Despite the tell tale signs, Fisheries Minister Paul Otuoma maintains that all is well: “ODM and the PM, in particular, is democratic. What we are witnessing is healthy for the party.”

“As long as we are not tearing into each other publicly and I hope it does not get there then there is no cause for alarm,” he adds.

“These are the challenges of our time from the new crop of young MPs. Kenyans must be prepared for it because it is going to be the trend. This kind of openness among youthful politicians is happening everywhere, including PNU and ODM-Kenya. We are definitely not an exception,” says Dr Otuoma.

Raila is also the Langata MP, and the homecoming will be a time to thank voters for electing him as their legislator for the fourth time for another five-year term.

Personal differences

But Kajwang sees in the ongoing standoff the proverbial game of musical chairs: “It is either the calls of amnesty to our youths. Stopping Mau Forest evictions. We were short-changed over Cabinet slots. We demand the deputy party leaders position, or throw out Waki Report all which are interchangeably thrown at the PM to intimidate him.”

The minister observes that although some of the claims by the Rift Valley MPs are genuine, the real problem gravitates around Rutos regional power game.

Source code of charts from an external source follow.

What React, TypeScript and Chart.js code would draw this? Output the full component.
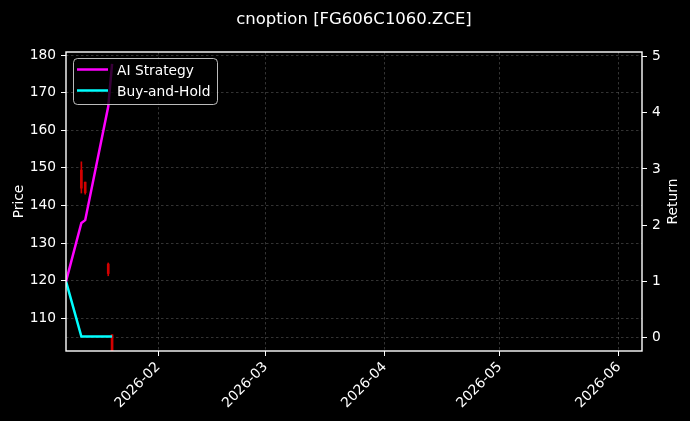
import { useEffect, useRef } from "react";
import { Chart, registerables } from "chart.js";

Chart.register(...registerables);

const chartTitle = "cnoption [FG606C1060.ZCE]";

// strategy / benchmark returns (right axis)
const dates = ["2026-01-08", "2026-01-12", "2026-01-13", "2026-01-19", "2026-01-20"];
const aiStrategy = [1.0, 2.04, 2.09, 4.11, 4.87];
const buyAndHold = [1.0, 0.02, 0.02, 0.02, 0.02];

// option price candles (left axis)
const candleDates = ["2026-01-12", "2026-01-13", "2026-01-19", "2026-01-20"];
const candleOpen = [149.4, 146.2, 124.4, 105.6];
const candleClose = [144.6, 143.4, 121.9, 99.0];
const candleHigh = [151.6, 146.2, 124.7, 105.6];
const candleLow = [143.3, 143.0, 121.3, 98.0];

const monthTicks = ["2026-02-01", "2026-03-01", "2026-04-01", "2026-05-01", "2026-06-01"];
const priceTicks = [110, 120, 130, 140, 150, 160, 170, 180];
const returnTicks = [0, 1, 2, 3, 4, 5];
const xRange = ["2026-01-08", "2026-06-07"];
const priceRange = [101.3, 180.8];
const returnRange = [-0.237, 5.08];

const FONT = "'DejaVu Sans', 'Liberation Sans', sans-serif";
const ts = (d: string) => Date.parse(d);

const framePlugin = {
  id: "frameAndText",
  afterDatasetsDraw(chart: any) {
    const { ctx, chartArea: a } = chart;
    ctx.save();
    ctx.strokeStyle = "#ffffff";
    ctx.lineWidth = 1.4;
    ctx.strokeRect(a.left, a.top, a.right - a.left, a.bottom - a.top);

    // legend box
    const lx = a.left + 7;
    const ly = a.top + 6;
    const lw = 144;
    const lh = 46;
    ctx.beginPath();
    ctx.roundRect(lx + 0.5, ly + 0.5, lw, lh, 4);
    ctx.fillStyle = "rgba(0,0,0,0.78)";
    ctx.fill();
    ctx.strokeStyle = "rgba(220,220,220,0.85)";
    ctx.lineWidth = 1;
    ctx.stroke();

    const items = chart.data.datasets.filter((d: any) => d.showInLegend);
    items.forEach((d: any, i: number) => {
      const ry = ly + 11.5 + i * 21;
      ctx.beginPath();
      ctx.strokeStyle = d.borderColor;
      ctx.lineWidth = 2.5;
      ctx.moveTo(lx + 4, ry);
      ctx.lineTo(lx + 35, ry);
      ctx.stroke();
      ctx.fillStyle = "#ffffff";
      ctx.font = `13.8px ${FONT}`;
      ctx.textAlign = "left";
      ctx.textBaseline = "alphabetic";
      ctx.fillText(d.label, lx + 44, ly + 17 + i * 21);
    });

    // title and axis labels
    ctx.fillStyle = "#ffffff";
    ctx.font = `16.5px ${FONT}`;
    ctx.textAlign = "center";
    ctx.fillText(chartTitle, (a.left + a.right) / 2, 24);

    ctx.font = `13.8px ${FONT}`;
    const cy = (a.top + a.bottom) / 2;
    ctx.save();
    ctx.translate(23, cy);
    ctx.rotate(-Math.PI / 2);
    ctx.fillText("Price", 0, 0);
    ctx.restore();
    ctx.save();
    ctx.translate(677, cy);
    ctx.rotate(-Math.PI / 2);
    ctx.fillText("Return", 0, 0);
    ctx.restore();
    ctx.restore();
  },
};

const gridStyle = {
  color: "rgba(255,255,255,0.25)",
  lineWidth: 0.8,
  tickColor: "#ffffff",
  tickLength: 5,
  tickWidth: 1,
};

const App = () => {
  const canvasRef = useRef<HTMLCanvasElement | null>(null);
  const chartRef = useRef<Chart | null>(null);

  useEffect(() => {
    document.body.style.margin = "0";
    document.body.style.background = "#000";
    if (!canvasRef.current) return;
    if (chartRef.current) chartRef.current.destroy();

    const datasets: any[] = [
      {
        type: "bar",
        label: "wick",
        data: candleDates.map((d, i) => ({ x: ts(d), y: [candleLow[i], candleHigh[i]] })),
        backgroundColor: "#d40000",
        barThickness: 1,
        grouped: false,
        yAxisID: "yPrice",
        order: 3,
      },
      {
        type: "bar",
        label: "body",
        data: candleDates.map((d, i) => ({
          x: ts(d),
          y: [Math.min(candleOpen[i], candleClose[i]), Math.max(candleOpen[i], candleClose[i])],
        })),
        backgroundColor: "#d40000",
        barThickness: 2,
        grouped: false,
        yAxisID: "yPrice",
        order: 3,
      },
      {
        type: "line",
        label: "AI Strategy",
        showInLegend: true,
        data: dates.map((d, i) => ({ x: ts(d), y: aiStrategy[i] })),
        borderColor: "#ff00ff",
        borderWidth: 2.5,
        pointRadius: 0,
        tension: 0,
        yAxisID: "yReturn",
        order: 1,
      },
      {
        type: "line",
        label: "Buy-and-Hold",
        showInLegend: true,
        data: dates.map((d, i) => ({ x: ts(d), y: buyAndHold[i] })),
        borderColor: "#00ffff",
        borderWidth: 2.5,
        pointRadius: 0,
        tension: 0,
        yAxisID: "yReturn",
        order: 2,
      },
    ];

    chartRef.current = new Chart(canvasRef.current, {
      type: "line",
      data: { datasets },
      options: {
        responsive: false,
        animation: false,
        layout: { padding: { top: 52, left: 0, right: 0, bottom: 0 } },
        plugins: {
          legend: { display: false },
          title: { display: false },
          tooltip: { enabled: false },
        },
        scales: {
          x: {
            type: "linear",
            min: ts(xRange[0]),
            max: ts(xRange[1]),
            offset: false,
            grid: { ...gridStyle, offset: false },
            border: { display: false, dash: [2.5, 2.5] },
            afterBuildTicks: (s: any) => {
              s.ticks = monthTicks.map((m) => ({ value: ts(m) }));
            },
            afterFit: (s: any) => {
              s.height = 70;
            },
            ticks: {
              color: "#ffffff",
              font: { family: FONT, size: 13.8 },
              minRotation: 45,
              maxRotation: 45,
              autoSkip: false,
              padding: 3,
              callback: (v: any) => new Date(v).toISOString().slice(0, 7),
            },
          },
          yPrice: {
            type: "linear",
            position: "left",
            min: priceRange[0],
            max: priceRange[1],
            grid: gridStyle,
            border: { display: false, dash: [2.5, 2.5] },
            afterBuildTicks: (s: any) => {
              s.ticks = priceTicks.map((v) => ({ value: v }));
            },
            afterFit: (s: any) => {
              s.width = 66;
            },
            ticks: {
              color: "#ffffff",
              font: { family: FONT, size: 13.8 },
              padding: 5,
              callback: (v: any) => String(v),
            },
          },
          yReturn: {
            type: "linear",
            position: "right",
            min: returnRange[0],
            max: returnRange[1],
            grid: {
              ...gridStyle,
              color: (c: any) => (c.tick && c.tick.value === 0 ? "rgba(255,255,255,0.25)" : "rgba(0,0,0,0)"),
            },
            border: { display: false, dash: [2.5, 2.5] },
            afterBuildTicks: (s: any) => {
              s.ticks = returnTicks.map((v) => ({ value: v }));
            },
            afterFit: (s: any) => {
              s.width = 48;
            },
            ticks: {
              color: "#ffffff",
              font: { family: FONT, size: 13.8 },
              padding: 5,
              callback: (v: any) => String(v),
            },
          },
        },
      } as any,
      plugins: [framePlugin],
    });

    return () => {
      if (chartRef.current) {
        chartRef.current.destroy();
        chartRef.current = null;
      }
    };
  }, []);

  return (
    <div style={{ width: 690, height: 421, background: "#000" }}>
      <canvas ref={canvasRef} width={690} height={421} style={{ display: "block" }}></canvas>
    </div>
  );
};

export default App;
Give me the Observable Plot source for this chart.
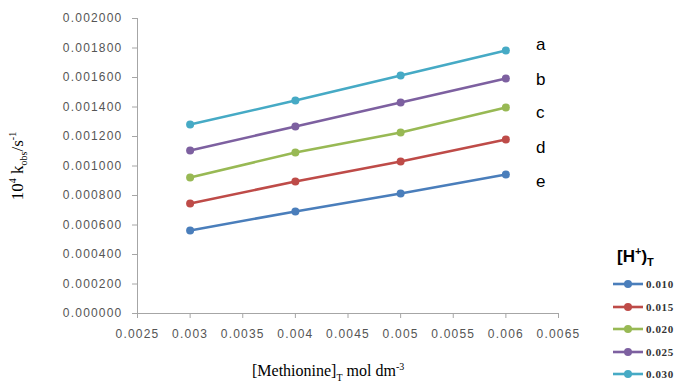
<!DOCTYPE html>
<html>
<head>
<meta charset="utf-8">
<script src="https://cdn.jsdelivr.net/npm/d3@7"></script>
<script src="https://cdn.jsdelivr.net/npm/@observablehq/plot@0.6"></script>
<style>
  html, body { margin: 0; padding: 0; background: #fff; }
  #wrap { position: relative; width: 683px; height: 383px; overflow: hidden; }
  .ttl { position: absolute; font-family: "Liberation Serif", serif; color: #000; white-space: nowrap; }
  .ttl sub, .ttl sup { font-size: 10px; }
  #legend { position: absolute; left: 612px; top: 245px; font-family: "Liberation Serif", serif; }
  #legend .head { font-family: "Liberation Sans", sans-serif; font-weight: bold; font-size: 17px; margin-left: 5px; margin-bottom: 5px; }
  #legend .head sup, #legend .head sub { font-size: 11px; }
  #legend .row { display: flex; align-items: center; height: 22.5px; font-size: 11px; font-weight: bold; color: #333; letter-spacing: 0.6px; }
</style>
</head>
<body>
<div id="wrap"></div>
<script>
// Data
const methionine = [0.003, 0.004, 0.005, 0.006];
const hPlus = ["0.010", "0.015", "0.020", "0.025", "0.030"];
const k_010 = [0.000563, 0.000692, 0.000814, 0.000942];
const k_015 = [0.000746, 0.000895, 0.001031, 0.001180];
const k_020 = [0.000922, 0.001092, 0.001227, 0.001397];
const k_025 = [0.001105, 0.001268, 0.001431, 0.001593];
const k_030 = [0.001281, 0.001444, 0.001614, 0.001783];
const curveLabels = ["e", "d", "c", "b", "a"];
const yTicks = [0, 0.0002, 0.0004, 0.0006, 0.0008, 0.001, 0.0012, 0.0014, 0.0016, 0.0018, 0.002];
const xTicks = [0.0025, 0.003, 0.0035, 0.004, 0.0045, 0.005, 0.0055, 0.006, 0.0065];
const colors = ["#4a7ebb", "#be4b48", "#98b954", "#7d60a0", "#46aac5"];

const seriesValues = [k_010, k_015, k_020, k_025, k_030];
const rows = [];
hPlus.forEach((h, i) => methionine.forEach((m, j) => rows.push({h, m, k: seriesValues[i][j]})));
const lastPts = hPlus.map((h, i) => ({h, m: methionine[3], k: seriesValues[i][3], lab: curveLabels[i]}));
const labelDy = [7, 8, 5, 1, -6];

const axisGray = "#a6a6a6";
const tickStyle = {fontFamily: "'Liberation Sans', sans-serif", fontSize: "12px", fill: "#555", letterSpacing: "1.2px"};

const marks = [
  Plot.ruleX([0.0025], {stroke: axisGray, strokeWidth: 1}),
  Plot.ruleY([0], {stroke: axisGray, strokeWidth: 1}),
  Plot.axisY({ticks: yTicks, tickFormat: d3.format(".6f"), tickSize: 5, tickPadding: 10, stroke: axisGray, fill: "#555", label: null}),
  Plot.axisX({ticks: xTicks, tickFormat: d => String(+d.toFixed(4)), tickSize: 5, tickPadding: 11, stroke: axisGray, fill: "#555", label: null}),
  Plot.line(rows, {x: "m", y: "k", z: "h", stroke: "h", strokeWidth: 2.6}),
  Plot.dot(rows, {x: "m", y: "k", fill: "h", r: 4, stroke: "none"})
];
lastPts.forEach((p, i) => {
  marks.push(Plot.text([p], {x: "m", y: "k", text: "lab", dx: 30, dy: labelDy[i], textAnchor: "start",
    fontFamily: "'Liberation Sans', sans-serif", fontSize: 17, fill: "#000"}));
});

const chart = Plot.plot({
  width: 683,
  height: 383,
  marginLeft: 137,
  marginRight: 125,
  marginTop: 18,
  marginBottom: 70,
  x: {domain: [0.0025, 0.0065]},
  y: {domain: [0, 0.002]},
  color: {domain: hPlus, range: colors},
  style: {background: "#fff", overflow: "visible"},
  marks
});
d3.select(chart).selectAll("[aria-label='y-axis tick label'] text, [aria-label='x-axis tick label'] text")
  .style("font-family", tickStyle.fontFamily).style("font-size", tickStyle.fontSize).style("letter-spacing", tickStyle.letterSpacing);
d3.select(chart).selectAll("[aria-label='y-axis tick label'], [aria-label='x-axis tick label']")
  .attr("font-family", tickStyle.fontFamily).attr("font-size", 12).attr("fill", "#555");

const wrap = document.getElementById("wrap");
wrap.appendChild(chart);

// axis titles
const xt = document.createElement("div");
xt.className = "ttl";
xt.style.cssText = "left:252px; top:361px; font-size:16px;";
xt.innerHTML = "[Methionine]<sub>T</sub> mol dm<sup>-3</sup>";
wrap.appendChild(xt);

const yt = document.createElement("div");
yt.className = "ttl";
yt.style.cssText = "left:18px; top:166px; font-size:17px; transform: translate(-50%,-50%) rotate(-90deg);";
yt.innerHTML = "10<sup>4</sup> k<sub>obs</sub>/s<sup>-1</sup>";
wrap.appendChild(yt);

// legend
const lg = document.createElement("div");
lg.id = "legend";
let html = '<div class="head">[H<sup>+</sup>)<sub>T</sub></div>';
hPlus.forEach((h, i) => {
  html += `<div class="row"><svg width="32" height="10" style="margin-right:2px"><line x1="1" y1="5" x2="31" y2="5" stroke="${colors[i]}" stroke-width="2.6"/><circle cx="16" cy="5" r="4" fill="${colors[i]}"/></svg>${h}</div>`;
});
lg.innerHTML = html;
wrap.appendChild(lg);
</script>
</body>
</html>
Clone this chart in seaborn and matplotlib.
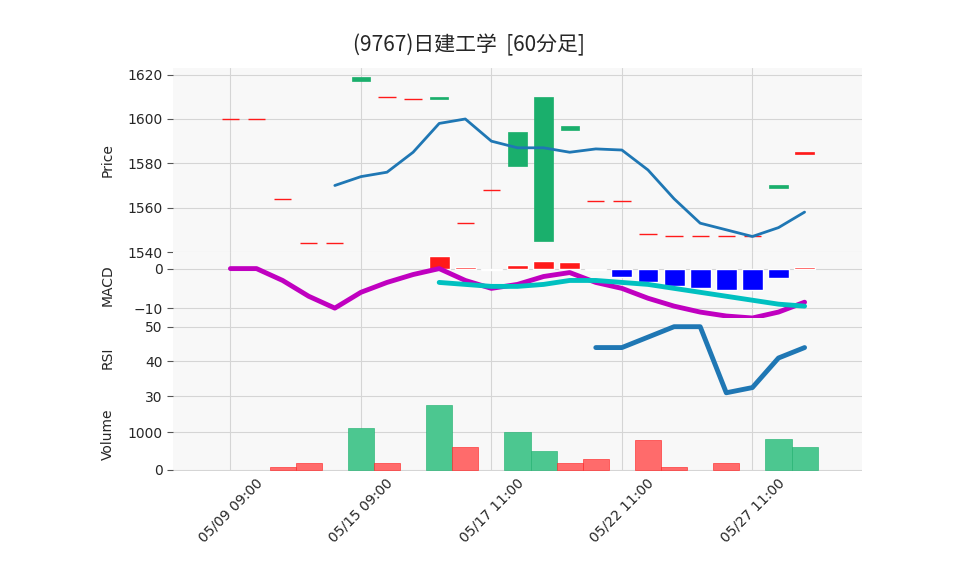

“There are no personal differences between Raila and Ruto. I am aware they meet and talk often. The reason for the emerging rift between the two is that Ruto wants to challenge Raila for political power in 2012,” says Kajwang.

“He is gathering his troops for that political fight. There is absolutely nothing wrong with being ambitious, but the only problem is the manner our friend is doing it. It is wrecking the party and gravely hurting our collective chance in 2012,” says an Assistant Minister.

Kutuny, however, argues Ruto is prepared for a clean competition: “We have decided we shall not move out and get boxed in a tribal or regional party. We have met and discussed all these and our position is we are prepared to fight from within and eclipse those on our way.”